Anyway, this single event launch a number of sales initiatives, based on the concept of quickly building client teams and following our APM Best Practices, to dramatically increase the pace of adoption of APM Tools, and the value realized when employing these tools. This resulted in a remarkable quantity of deals, each in excess of $10M in new product revenue. None of these deals had services attached to them, which is both annoying (I'm in professional services) and illuminating. We will still do some services with these clients but it will be of very high value and limited duration. Not at all like the large staffing and long duration of traditional IT initiatives.

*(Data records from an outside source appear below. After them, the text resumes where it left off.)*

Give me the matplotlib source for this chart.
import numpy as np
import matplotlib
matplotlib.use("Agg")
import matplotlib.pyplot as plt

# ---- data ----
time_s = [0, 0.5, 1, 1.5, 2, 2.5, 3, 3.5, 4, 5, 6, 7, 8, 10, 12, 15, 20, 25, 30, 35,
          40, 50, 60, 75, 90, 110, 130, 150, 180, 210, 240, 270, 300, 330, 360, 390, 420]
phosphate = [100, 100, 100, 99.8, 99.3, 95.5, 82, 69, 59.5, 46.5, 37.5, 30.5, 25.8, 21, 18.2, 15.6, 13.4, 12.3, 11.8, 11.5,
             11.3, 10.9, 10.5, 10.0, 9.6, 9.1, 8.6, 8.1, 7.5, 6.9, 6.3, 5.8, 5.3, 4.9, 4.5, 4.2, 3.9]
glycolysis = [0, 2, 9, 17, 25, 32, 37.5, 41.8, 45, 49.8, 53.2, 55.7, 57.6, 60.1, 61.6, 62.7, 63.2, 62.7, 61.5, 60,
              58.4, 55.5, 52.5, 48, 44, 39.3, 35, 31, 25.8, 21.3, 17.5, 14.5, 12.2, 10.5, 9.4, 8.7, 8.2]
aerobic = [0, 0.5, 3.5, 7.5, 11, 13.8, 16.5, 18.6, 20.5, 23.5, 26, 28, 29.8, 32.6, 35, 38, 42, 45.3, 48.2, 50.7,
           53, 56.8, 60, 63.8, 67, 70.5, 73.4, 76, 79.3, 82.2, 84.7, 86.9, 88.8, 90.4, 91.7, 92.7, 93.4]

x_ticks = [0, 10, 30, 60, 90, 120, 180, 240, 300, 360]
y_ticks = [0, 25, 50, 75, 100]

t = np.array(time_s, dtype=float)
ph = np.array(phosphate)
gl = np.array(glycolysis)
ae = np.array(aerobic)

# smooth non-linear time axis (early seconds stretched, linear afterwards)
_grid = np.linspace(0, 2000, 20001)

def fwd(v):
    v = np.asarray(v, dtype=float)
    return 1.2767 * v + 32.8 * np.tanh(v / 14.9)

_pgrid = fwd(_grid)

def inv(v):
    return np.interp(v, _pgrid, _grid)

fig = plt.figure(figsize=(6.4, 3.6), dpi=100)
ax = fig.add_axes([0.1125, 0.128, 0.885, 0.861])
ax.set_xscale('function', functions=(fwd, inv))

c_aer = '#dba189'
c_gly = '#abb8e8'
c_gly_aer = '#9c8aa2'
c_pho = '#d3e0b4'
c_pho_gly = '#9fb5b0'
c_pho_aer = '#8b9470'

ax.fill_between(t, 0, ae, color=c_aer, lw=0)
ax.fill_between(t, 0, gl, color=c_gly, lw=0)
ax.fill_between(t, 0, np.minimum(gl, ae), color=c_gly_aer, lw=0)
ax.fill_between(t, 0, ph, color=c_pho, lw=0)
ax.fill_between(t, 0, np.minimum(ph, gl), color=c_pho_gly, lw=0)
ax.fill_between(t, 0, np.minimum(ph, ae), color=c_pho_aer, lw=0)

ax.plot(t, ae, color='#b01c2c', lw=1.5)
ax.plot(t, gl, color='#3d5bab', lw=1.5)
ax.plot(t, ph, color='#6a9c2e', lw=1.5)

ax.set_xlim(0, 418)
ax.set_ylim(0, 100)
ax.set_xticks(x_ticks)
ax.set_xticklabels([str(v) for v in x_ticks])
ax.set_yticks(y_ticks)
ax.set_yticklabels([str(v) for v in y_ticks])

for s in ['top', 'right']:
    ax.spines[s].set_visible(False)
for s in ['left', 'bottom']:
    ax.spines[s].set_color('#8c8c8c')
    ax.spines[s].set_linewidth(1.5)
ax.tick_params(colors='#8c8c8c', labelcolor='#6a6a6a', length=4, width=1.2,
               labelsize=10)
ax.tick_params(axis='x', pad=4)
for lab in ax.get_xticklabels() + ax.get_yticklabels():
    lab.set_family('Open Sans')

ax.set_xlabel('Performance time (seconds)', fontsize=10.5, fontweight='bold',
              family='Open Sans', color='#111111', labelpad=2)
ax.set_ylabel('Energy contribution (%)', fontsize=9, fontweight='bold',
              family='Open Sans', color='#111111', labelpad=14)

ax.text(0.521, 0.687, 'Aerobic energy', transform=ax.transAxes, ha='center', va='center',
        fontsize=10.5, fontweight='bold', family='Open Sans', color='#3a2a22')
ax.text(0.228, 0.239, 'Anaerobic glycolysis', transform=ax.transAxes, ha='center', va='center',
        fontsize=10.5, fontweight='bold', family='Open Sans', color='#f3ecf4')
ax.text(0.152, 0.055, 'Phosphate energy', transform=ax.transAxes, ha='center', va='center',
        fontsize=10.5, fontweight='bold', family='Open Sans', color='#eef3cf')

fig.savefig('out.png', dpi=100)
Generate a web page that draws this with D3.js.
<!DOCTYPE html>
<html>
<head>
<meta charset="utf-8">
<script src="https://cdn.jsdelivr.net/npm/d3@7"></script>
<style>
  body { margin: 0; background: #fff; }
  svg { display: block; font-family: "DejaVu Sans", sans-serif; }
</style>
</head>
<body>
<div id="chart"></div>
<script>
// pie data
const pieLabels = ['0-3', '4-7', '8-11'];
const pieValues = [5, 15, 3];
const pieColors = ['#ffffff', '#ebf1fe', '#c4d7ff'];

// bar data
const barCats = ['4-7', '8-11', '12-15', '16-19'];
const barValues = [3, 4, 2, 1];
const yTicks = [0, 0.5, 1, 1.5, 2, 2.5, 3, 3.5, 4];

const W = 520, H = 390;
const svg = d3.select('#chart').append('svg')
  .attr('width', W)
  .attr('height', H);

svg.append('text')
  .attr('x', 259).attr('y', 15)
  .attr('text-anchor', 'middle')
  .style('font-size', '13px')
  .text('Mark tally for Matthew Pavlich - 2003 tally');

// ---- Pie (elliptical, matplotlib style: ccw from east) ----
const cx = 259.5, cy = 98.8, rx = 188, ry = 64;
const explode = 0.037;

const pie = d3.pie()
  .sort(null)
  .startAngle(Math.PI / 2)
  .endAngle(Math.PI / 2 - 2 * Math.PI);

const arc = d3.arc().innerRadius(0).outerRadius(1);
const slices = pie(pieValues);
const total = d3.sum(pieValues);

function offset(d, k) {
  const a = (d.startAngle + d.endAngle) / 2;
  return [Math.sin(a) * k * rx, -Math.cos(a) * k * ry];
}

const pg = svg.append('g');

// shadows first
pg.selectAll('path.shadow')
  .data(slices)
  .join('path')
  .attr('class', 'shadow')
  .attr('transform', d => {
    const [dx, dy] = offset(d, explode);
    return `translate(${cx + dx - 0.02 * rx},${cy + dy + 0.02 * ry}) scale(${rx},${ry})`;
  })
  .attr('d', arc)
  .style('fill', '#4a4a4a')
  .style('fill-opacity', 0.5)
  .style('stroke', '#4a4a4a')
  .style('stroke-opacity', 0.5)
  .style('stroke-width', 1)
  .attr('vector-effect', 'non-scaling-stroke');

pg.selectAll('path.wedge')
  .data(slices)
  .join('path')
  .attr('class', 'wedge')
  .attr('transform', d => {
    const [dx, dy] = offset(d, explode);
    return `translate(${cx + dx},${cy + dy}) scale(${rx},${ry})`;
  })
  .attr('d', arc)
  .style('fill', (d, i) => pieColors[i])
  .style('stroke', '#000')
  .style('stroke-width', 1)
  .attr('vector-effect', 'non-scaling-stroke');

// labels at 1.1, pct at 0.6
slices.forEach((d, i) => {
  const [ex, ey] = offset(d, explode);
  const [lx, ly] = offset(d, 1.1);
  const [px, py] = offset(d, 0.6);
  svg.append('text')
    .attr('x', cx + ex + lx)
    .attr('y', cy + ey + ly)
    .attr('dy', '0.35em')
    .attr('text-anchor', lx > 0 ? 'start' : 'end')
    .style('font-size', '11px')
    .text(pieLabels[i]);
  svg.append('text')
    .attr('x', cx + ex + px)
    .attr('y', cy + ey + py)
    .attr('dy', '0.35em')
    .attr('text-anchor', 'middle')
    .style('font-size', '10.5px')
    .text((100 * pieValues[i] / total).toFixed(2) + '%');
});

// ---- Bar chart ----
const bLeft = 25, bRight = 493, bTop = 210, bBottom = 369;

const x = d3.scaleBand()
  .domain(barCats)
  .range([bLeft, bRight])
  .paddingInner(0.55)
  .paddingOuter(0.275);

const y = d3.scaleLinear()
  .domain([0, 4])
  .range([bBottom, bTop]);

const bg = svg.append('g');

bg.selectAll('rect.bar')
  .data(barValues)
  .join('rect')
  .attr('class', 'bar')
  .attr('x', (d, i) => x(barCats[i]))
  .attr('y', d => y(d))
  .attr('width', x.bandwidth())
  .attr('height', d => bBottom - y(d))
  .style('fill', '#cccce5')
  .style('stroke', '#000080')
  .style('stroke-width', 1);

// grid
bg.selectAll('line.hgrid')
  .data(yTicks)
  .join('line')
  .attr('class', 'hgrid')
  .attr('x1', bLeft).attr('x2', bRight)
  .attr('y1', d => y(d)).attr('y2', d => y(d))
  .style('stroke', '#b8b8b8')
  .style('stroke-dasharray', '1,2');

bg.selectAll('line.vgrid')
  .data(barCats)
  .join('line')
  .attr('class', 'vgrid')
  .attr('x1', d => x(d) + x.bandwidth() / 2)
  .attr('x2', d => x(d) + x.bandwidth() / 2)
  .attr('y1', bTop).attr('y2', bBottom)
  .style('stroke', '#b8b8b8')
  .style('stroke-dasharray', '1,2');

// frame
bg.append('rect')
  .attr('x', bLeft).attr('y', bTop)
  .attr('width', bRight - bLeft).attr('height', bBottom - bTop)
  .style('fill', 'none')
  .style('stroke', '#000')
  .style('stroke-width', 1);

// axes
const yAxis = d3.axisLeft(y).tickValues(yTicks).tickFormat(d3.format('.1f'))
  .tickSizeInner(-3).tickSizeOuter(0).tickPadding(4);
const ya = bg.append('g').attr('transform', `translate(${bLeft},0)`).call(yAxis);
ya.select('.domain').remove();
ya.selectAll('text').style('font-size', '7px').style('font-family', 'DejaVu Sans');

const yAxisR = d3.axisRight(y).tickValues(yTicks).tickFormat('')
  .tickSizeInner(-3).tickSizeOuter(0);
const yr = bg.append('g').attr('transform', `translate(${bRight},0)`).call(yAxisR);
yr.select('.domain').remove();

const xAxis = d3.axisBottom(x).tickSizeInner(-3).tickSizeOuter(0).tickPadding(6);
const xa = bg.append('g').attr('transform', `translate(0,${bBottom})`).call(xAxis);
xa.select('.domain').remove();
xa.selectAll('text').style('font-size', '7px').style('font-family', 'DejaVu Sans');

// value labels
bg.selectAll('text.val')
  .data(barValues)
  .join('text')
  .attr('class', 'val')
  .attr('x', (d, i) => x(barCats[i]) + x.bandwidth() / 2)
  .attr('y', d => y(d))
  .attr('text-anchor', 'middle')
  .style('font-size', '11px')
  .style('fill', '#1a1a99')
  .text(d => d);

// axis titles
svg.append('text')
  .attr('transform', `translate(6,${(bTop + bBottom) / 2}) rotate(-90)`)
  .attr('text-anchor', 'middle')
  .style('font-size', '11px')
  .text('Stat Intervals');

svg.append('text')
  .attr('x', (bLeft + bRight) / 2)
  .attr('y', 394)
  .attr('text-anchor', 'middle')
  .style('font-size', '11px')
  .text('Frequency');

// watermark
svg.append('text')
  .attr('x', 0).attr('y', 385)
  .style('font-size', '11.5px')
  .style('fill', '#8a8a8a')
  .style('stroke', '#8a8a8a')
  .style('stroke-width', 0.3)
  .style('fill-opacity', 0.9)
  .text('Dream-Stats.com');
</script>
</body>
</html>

What is this APM marketplace? Why does it warrent such investment? What kind of value does it return? How do you get started? What are these APM best practices? How do you build your own team? These are all topics which the book will present and discuss. It is a topic that I believe the world needs to know about. But I am largely constrained by the proprietary and confidential nature of my work - so my employers' commissioning of this book is an essential piece of the puzzle.

Historically, in my career in the commercial software business, I have been at this precipice three times already, in having a large body of internal-only materials, and a marketplace starving for guidance, direction and illumination. Is this fourth time the charm? One of my mentors had suggested, a few years back, that no one can fail when they listen to the customer and find a way to give them what they need. I've got it all together this time. I've kept the faith. But I really need to see it happen... once!

Now if I can only get the funding to bring it to light.